Oleh karena itu, terdapat beberapa penjelasan ulama berkaitan dengan hadits di atas.
Penjelasan pertama, hadits di atas dimaknai bagi orang-orang yang meyakini halalnya perbuatan tersebut (adanya istihlal dari pelaku). Kalau seseorang meyakini (memiliki i’tiqad) bahwa perbuatan tersebut halal, inilah yang menyebabkan pelakunya menjadi kafir.
Kaidah dalam masalah ini adalah maksiat itu berubah menjadi kekufuran ketika pelakunya meyakini halalnya perbuatan maksiat tersebut. Kalau dia bermaksiat, namun dia merasa bersalah, maka itu statusnya tetap maksiat.
Penjelasan ke dua, yang kembali kepada dirinya adalah maksiat berupa pelecehan kepada saudaranya dan dosa maksiat akibat memvonis kafir saudaranya. Artinya, yang kembali kepada si penuduh adalah “maksiat menuduh kafir”.
Penjelasan ke tiga, sebagian ulama memaknai hadits ini khusus untuk orang-orang khawarij yang suka mengkafirkan kaum muslimin. Ini menurut pendapat ulama yang mengatakan bahwa sekte khawarij itu kafir. Akan tetapi, pendapat ini lemah karena pendapat yang tepat adalah bahwa kaum khawarij itu tidak kafir sebagaimana kelompok ahlul bid’ah yang lainnya, meskipun mereka hobi mengkafirkan sesama muslimin.

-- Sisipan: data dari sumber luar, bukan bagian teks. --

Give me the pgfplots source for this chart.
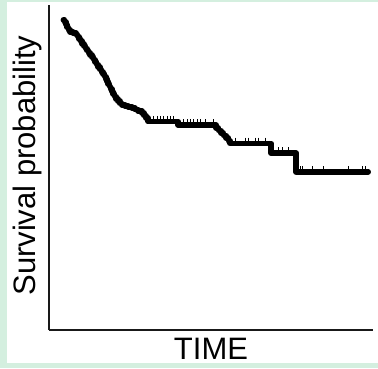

Penjelasan ke empat, maknanya adalah bahwa perbuatan itu akan mengantarkan kepada kekafiran. Hal ini karena maksiat adalah pos pengantar menuju kekafiran. Orang yang banyak dan terus-menerus berbuat maksiat dan tidak bertaubat, maka dikhawatirkan lama-lama akan berujung kepada kekafiran.
Penjelasan ke lima, yang kembali kepada dirinya sendiri adalah “vonis (tuduhan) kafir”, bukan maksudnya kalau dirinya menjadi benar-benar kafir. Hal ini karena ketika dia menuduh saudara sesama muslim dengan tuduhan kafir, maka seolah-olah dia sedang menuduh dirinya sendiri, karena muslim yang satu dengan yang lain bagaikan satu tubuh (satu badan).
Demikianlah lima penjelasan ulama tentang maksud hadits bahwa siapa saja yang menuduh saudara sesama muslim dengan tuduhan kafir, maka tuduhan kafir itu akan kembali kepada si penuduh.
Kesimpulan, perbuatan (suka) menuduh sesama muslim dengan tuduhan kafir adalah perkara maksiat yang berbahaya. Seharusnya kita menjauhkan diri kita dari perbuatan mengkafirkan sesama muslimin.
[Selesai]
—
Catatan kaki:
Disarikan dari kitab Afaatul Lisaan fii Dhau’il Kitaab was Sunnah, karya Syaikh Dr. Sa’id bin ‘Ali bin Wahf Al-Qahthani rahimahullahu Ta’ala, hal. 86-90.